╔══

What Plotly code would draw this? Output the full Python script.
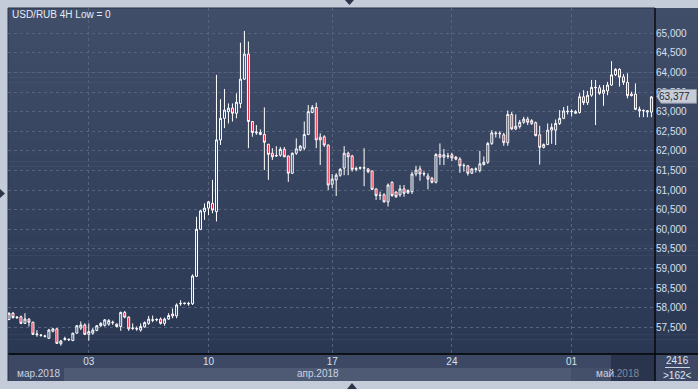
import plotly.graph_objects as go

# ---------------- data (USD/RUB, 4H candles) ----------------
opens = [57.70, 57.86, 57.74, 57.77, 57.60, 57.71, 57.63, 57.31, 57.29, 57.28,
         57.22, 57.40, 57.46, 57.08, 57.19, 57.18, 57.16, 57.35, 57.48, 57.56,
         57.32, 57.35, 57.42, 57.54, 57.55, 57.58, 57.63, 57.58, 57.52, 57.88,
         57.76, 57.47, 57.47, 57.43, 57.51, 57.60, 57.68, 57.69, 57.71, 57.60,
         57.71, 57.84, 57.79, 58.10, 58.11, 58.11, 58.10, 58.80, 60.00, 60.45,
         60.54, 60.66, 60.45, 62.28, 62.83, 63.00, 63.09, 62.96, 63.21, 63.83,
         64.47, 62.75, 62.46, 62.47, 62.42, 62.17, 61.94, 61.87, 61.89, 62.04,
         61.87, 61.43, 61.94, 62.02, 62.07, 62.42, 62.98, 63.11, 62.35, 62.36,
         62.15, 61.15, 61.26, 61.38, 61.56, 61.94, 61.87, 61.53, 61.56, 61.56,
         61.54, 61.49, 61.03, 60.86, 60.88, 60.70, 61.20, 60.95, 60.88, 61.03,
         60.93, 60.96, 61.41, 61.54, 61.41, 61.36, 61.30, 61.20, 61.91, 61.84,
         61.86, 61.90, 61.84, 61.79, 61.62, 61.62, 61.43, 61.53, 61.50, 61.65,
         61.71, 62.19, 62.44, 62.45, 62.41, 62.21, 62.93, 62.56, 62.62, 62.73,
         62.81, 62.70, 62.72, 62.41, 62.09, 62.16, 62.53, 62.53, 62.70, 62.83,
         63.00, 63.00, 62.96, 62.98, 63.38, 63.23, 63.42, 63.61, 63.61, 63.47,
         63.53, 63.68, 63.94, 64.08, 63.89, 63.75, 63.45, 63.45, 63.02, 63.02,
         62.99, 62.99]
highs = [57.88, 57.89, 57.78, 57.80, 57.86, 57.73, 57.64, 57.43, 57.33, 57.31,
         57.46, 57.48, 57.48, 57.18, 57.26, 57.22, 57.36, 57.56, 57.65, 57.60,
         57.60, 57.48, 57.56, 57.63, 57.71, 57.71, 57.67, 57.60, 57.90, 57.92,
         57.78, 57.60, 57.52, 57.60, 57.65, 57.79, 57.80, 57.73, 57.75, 57.75,
         57.86, 57.98, 58.11, 58.19, 58.13, 58.15, 58.85, 60.32, 60.49, 60.66,
         60.72, 61.26, 63.94, 63.32, 63.58, 63.21, 63.21, 63.47, 64.76, 65.06,
         64.79, 62.75, 62.66, 62.55, 63.11, 62.17, 62.07, 62.12, 62.10, 62.10,
         61.88, 61.96, 62.32, 62.15, 62.75, 63.17, 63.17, 63.23, 62.45, 62.40,
         62.16, 61.41, 61.43, 61.56, 62.12, 61.98, 61.90, 61.60, 61.60, 62.07,
         61.56, 61.49, 61.04, 60.96, 60.92, 61.17, 61.22, 60.97, 61.13, 61.13,
         61.02, 61.47, 61.62, 61.62, 61.48, 61.43, 61.34, 61.94, 62.19, 62.05,
         61.95, 61.95, 61.87, 61.84, 61.68, 61.64, 61.56, 61.58, 62.00, 61.86,
         62.23, 62.53, 62.50, 62.50, 62.46, 63.03, 63.00, 62.93, 62.79, 62.87,
         62.87, 62.81, 62.75, 62.64, 62.19, 62.70, 62.70, 62.80, 63.04, 63.12,
         63.15, 63.06, 63.04, 63.47, 63.55, 63.53, 63.81, 63.81, 63.68, 63.68,
         63.76, 64.29, 64.11, 64.11, 63.96, 63.98, 63.51, 63.72, 63.13, 63.06,
         63.04, 63.40]
lows = [57.68, 57.72, 57.72, 57.58, 57.59, 57.52, 57.30, 57.26, 57.26, 57.24,
        57.20, 57.37, 57.08, 57.03, 57.16, 57.15, 57.15, 57.34, 57.43, 57.30,
        57.16, 57.31, 57.40, 57.51, 57.52, 57.54, 57.56, 57.50, 57.41, 57.73,
        57.41, 57.43, 57.41, 57.39, 57.49, 57.56, 57.63, 57.65, 57.57, 57.54,
        57.69, 57.73, 57.73, 58.05, 58.08, 58.05, 58.07, 58.79, 59.98, 60.24,
        60.36, 60.41, 60.20, 62.15, 62.58, 62.70, 62.75, 62.83, 63.09, 63.81,
        62.07, 62.36, 62.41, 62.40, 61.51, 61.26, 61.77, 61.85, 61.85, 61.84,
        61.21, 61.41, 61.90, 61.99, 62.02, 62.40, 62.96, 62.07, 61.64, 62.10,
        61.00, 61.05, 60.85, 61.34, 61.38, 61.38, 61.47, 61.48, 61.52, 61.10,
        61.43, 61.00, 60.75, 60.75, 60.68, 60.58, 60.83, 60.80, 60.83, 60.83,
        60.90, 60.90, 61.35, 61.24, 61.35, 61.02, 61.17, 61.17, 61.64, 61.64,
        61.80, 61.74, 61.76, 61.44, 61.47, 61.37, 61.41, 61.45, 61.45, 61.63,
        61.67, 62.15, 62.34, 62.32, 62.13, 62.13, 62.53, 62.53, 62.57, 62.69,
        62.66, 62.66, 62.37, 61.65, 62.06, 62.15, 62.18, 62.15, 62.66, 62.81,
        62.93, 62.88, 62.94, 62.95, 63.17, 63.17, 63.38, 62.66, 63.43, 63.15,
        63.42, 63.66, 63.91, 63.64, 63.68, 63.34, 63.39, 63.04, 62.86, 62.86,
        62.86, 62.86]
closes = [57.86, 57.75, 57.76, 57.60, 57.71, 57.63, 57.32, 57.33, 57.30, 57.27,
          57.43, 57.46, 57.09, 57.15, 57.21, 57.19, 57.35, 57.54, 57.56, 57.32,
          57.39, 57.43, 57.54, 57.60, 57.69, 57.67, 57.62, 57.52, 57.88, 57.76,
          57.46, 57.48, 57.46, 57.52, 57.62, 57.71, 57.69, 57.70, 57.60, 57.71,
          57.80, 57.79, 58.07, 58.11, 58.115, 58.10, 58.81, 60.00, 60.47, 60.54,
          60.70, 60.49, 62.28, 62.83, 63.04, 63.09, 62.96, 63.24, 63.83, 64.47,
          62.75, 62.47, 62.48, 62.42, 62.22, 61.91, 61.85, 61.88, 62.04, 61.85,
          61.43, 61.94, 62.05, 62.12, 62.42, 63.00, 63.11, 62.28, 62.28, 62.15,
          61.13, 61.28, 61.38, 61.53, 61.94, 61.85, 61.53, 61.55, 61.57, 61.57,
          61.47, 61.02, 60.86, 60.87, 60.70, 61.13, 60.86, 60.83, 61.03, 60.92,
          60.99, 61.41, 61.51, 61.41, 61.42, 61.28, 61.20, 61.91, 61.84, 61.90,
          61.87, 61.82, 61.79, 61.62, 61.63, 61.43, 61.54, 61.54, 61.67, 61.71,
          62.19, 62.46, 62.45, 62.44, 62.21, 62.93, 62.56, 62.63, 62.73, 62.81,
          62.73, 62.77, 62.39, 62.09, 62.16, 62.53, 62.60, 62.70, 62.83, 63.02,
          63.01, 63.01, 63.00, 63.38, 63.23, 63.42, 63.62, 63.62, 63.47, 63.55,
          63.68, 63.94, 64.08, 63.88, 63.75, 63.41, 63.41, 63.06, 63.06, 63.03,
          63.02, 63.377]
candle_idx = list(range(len(opens)))

week_tick_idx = [20, 50, 81, 111, 141]
week_tick_labels = ["03", "10", "17", "24", "01"]
price_ticks = [57.5, 58.0, 58.5, 59.0, 59.5, 60.0, 60.5, 61.0, 61.5, 62.0,
               62.5, 63.0, 63.5, 64.0, 64.5, 65.0]
price_tick_labels = ["57,500", "58,000", "58,500", "59,000", "59,500", "60,000",
                     "60,500", "61,000", "61,500", "62,000", "62,500", "63,000",
                     "63,500", "64,000", "64,500", "65,000"]
month_labels = ["мар.2018", "апр.2018", "май"]
title_text = "USD/RUB 4H Low = 0"
last_price_text = "63,377"
bars_total_text = "2416"
bars_visible_text = ">162<"

# ---------------- geometry helpers (pixels -> paper) ----------------
W, H = 698, 389
L, R, T, B = 8, 655, 8, 354
FONT = "Liberation Sans"
FRAME = "#c3ccd8"


def px(x):
    return (x - L) / (R - L)


def py(y):
    return (B - y) / (B - T)


def mix(c1, c2, t):
    a = [int(c1[i:i + 2], 16) for i in (1, 3, 5)]
    b = [int(c2[i:i + 2], 16) for i in (1, 3, 5)]
    return "#%02x%02x%02x" % tuple(round(a[k] + (b[k] - a[k]) * t) for k in range(3))


def rect(x0, y0, x1, y1, color, layer="below"):
    return dict(type="rect", xref="paper", yref="paper", x0=px(x0), x1=px(x1),
                y0=py(y1), y1=py(y0), fillcolor=color, line=dict(width=0), layer=layer)


def line(x0, y0, x1, y1, color, width=1, layer="below"):
    return dict(type="line", xref="paper", yref="paper", x0=px(x0), x1=px(x1),
                y0=py(y0), y1=py(y1), line=dict(color=color, width=width), layer=layer)


def poly(points, color, layer="below", lc=None):
    d = "M " + " L ".join("%f,%f" % (px(a), py(b)) for a, b in points) + " Z"
    return dict(type="path", xref="paper", yref="paper", path=d, fillcolor=color,
                line=dict(color=lc or color, width=1 if lc else 0), layer=layer)


shapes = []
# gradient background (plot + right scale)
N = 70
top_c, bot_c = "#414e6a", "#2b3853"
for i in range(N):
    y0 = T + (B - T) * i / N
    y1 = T + (B - T) * (i + 1) / N + 0.6
    shapes.append(rect(L, y0, W + 2, y1, mix(top_c, bot_c, (i + 0.5) / N)))
# bottom time scale
shapes.append(rect(L, B, W + 2, 381, "#3d4964"))
shapes.append(rect(64, 368, 571, 381, "#4e5a74"))
shapes.append(rect(571, 368, 611, 381, "#44506a"))
shapes.append(rect(611, 355, 655, 381, "#2a354d"))
# separators
shapes.append(line(L, B, W + 2, B, "#000000", 1.3))
shapes.append(line(R, T, R, 381, "#000000", 1.3))
shapes.append(line(L, T, R, T, "#283247", 1))
shapes.append(line(L, T, L, 381, "#283247", 1))
shapes.append(line(665, 367.5, 690, 367.5, "#c9d4e4", 1))
# frame arrows
shapes.append(poly([(345, 0), (354, 0), (349.5, 5)], "#2b3549"))
shapes.append(poly([(0, 189), (5, 193.5), (0, 198)], "#2b3549"))
shapes.append(poly([(347, 389), (357, 389), (352, 383)], "#2b3549"))
# last price box
shapes.append(poly([(656.5, 96.3), (661, 89.5), (696.5, 89.5), (696.5, 103.2), (661, 103.2)],
                   "#c7ccd5", layer="above", lc="#8d97a8"))

fig = go.Figure()
fig.add_trace(go.Candlestick(
    x=candle_idx, open=opens, high=highs, low=lows, close=closes,
    increasing=dict(line=dict(color="#ffffff", width=1), fillcolor="#34415d"),
    decreasing=dict(line=dict(color="#ffffff", width=1), fillcolor="#e3102f"),
    whiskerwidth=0, hoverinfo="skip", showlegend=False,
))

annotations = [
    dict(text=title_text, x=px(10), y=py(14), xref="paper", yref="paper",
         xanchor="left", yanchor="middle", showarrow=False,
         font=dict(family=FONT, size=10, color="#e6ebf3")),
    dict(text=month_labels[0], x=px(38), y=py(373.5), xref="paper", yref="paper",
         xanchor="center", yanchor="middle", showarrow=False,
         font=dict(family=FONT, size=10, color="#c9d3e2")),
    dict(text=month_labels[1], x=px(318), y=py(373.5), xref="paper", yref="paper",
         xanchor="center", yanchor="middle", showarrow=False,
         font=dict(family=FONT, size=10, color="#c9d3e2")),
    dict(text=month_labels[2] + "<span style='color:#7f8aa0'>.2018</span>",
         x=px(594), y=py(373.5), xref="paper", yref="paper",
         xanchor="left", yanchor="middle", showarrow=False,
         font=dict(family=FONT, size=10, color="#c9d3e2")),
    dict(text=bars_total_text, x=px(677), y=py(360), xref="paper", yref="paper",
         xanchor="center", yanchor="middle", showarrow=False,
         font=dict(family=FONT, size=10, color="#dfe7f3")),
    dict(text=bars_visible_text, x=px(677), y=py(375), xref="paper", yref="paper",
         xanchor="center", yanchor="middle", showarrow=False,
         font=dict(family=FONT, size=10, color="#dfe7f3")),
    dict(text=last_price_text, x=px(674), y=py(96.3), xref="paper", yref="paper",
         xanchor="center", yanchor="middle", showarrow=False,
         font=dict(family=FONT, size=10, color="#1b2740")),
]

grid_c = "#56637d"
fig.update_layout(
    width=W, height=H,
    margin=dict(l=L, r=W - R, t=T, b=H - B, pad=0),
    paper_bgcolor=FRAME,
    plot_bgcolor="rgba(0,0,0,0)",
    shapes=shapes,
    annotations=annotations,
    showlegend=False,
    hovermode=False,
    xaxis=dict(
        range=[-0.25, 161.9], rangeslider=dict(visible=False),
        tickmode="array", tickvals=week_tick_idx, ticktext=week_tick_labels,
        showgrid=True, gridcolor=grid_c, griddash="3px,3px", gridwidth=1,
        zeroline=False, showline=False, ticks="", ticklen=0,
        tickfont=dict(family=FONT, size=10, color="#d6e0ee"),
        fixedrange=True,
    ),
    yaxis=dict(
        side="right", range=[56.819, 65.645],
        tickmode="array", tickvals=price_ticks, ticktext=price_tick_labels,
        showgrid=True, gridcolor=grid_c, griddash="3px,3px", gridwidth=1,
        zeroline=False, showline=False, ticks="", ticklen=0,
        tickfont=dict(family=FONT, size=10, color="#d6e0ee"),
        fixedrange=True,
    ),
)

page_fix = ("document.body.style.margin='0';document.body.style.padding='0';"
            "document.body.style.overflow='hidden';"
            "document.body.style.background='" + FRAME + "';")
fig.write_html("out.html", post_script=page_fix, config={"displayModeBar": False})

╚══

• _Task to complete_
Reproduce the material above exactly, first line through the line that contains "import plotly.graph_objects as go", minus the pictures.

• _Correct result_
What Plotly code would draw this? Output the full Python script.
import plotly.graph_objects as go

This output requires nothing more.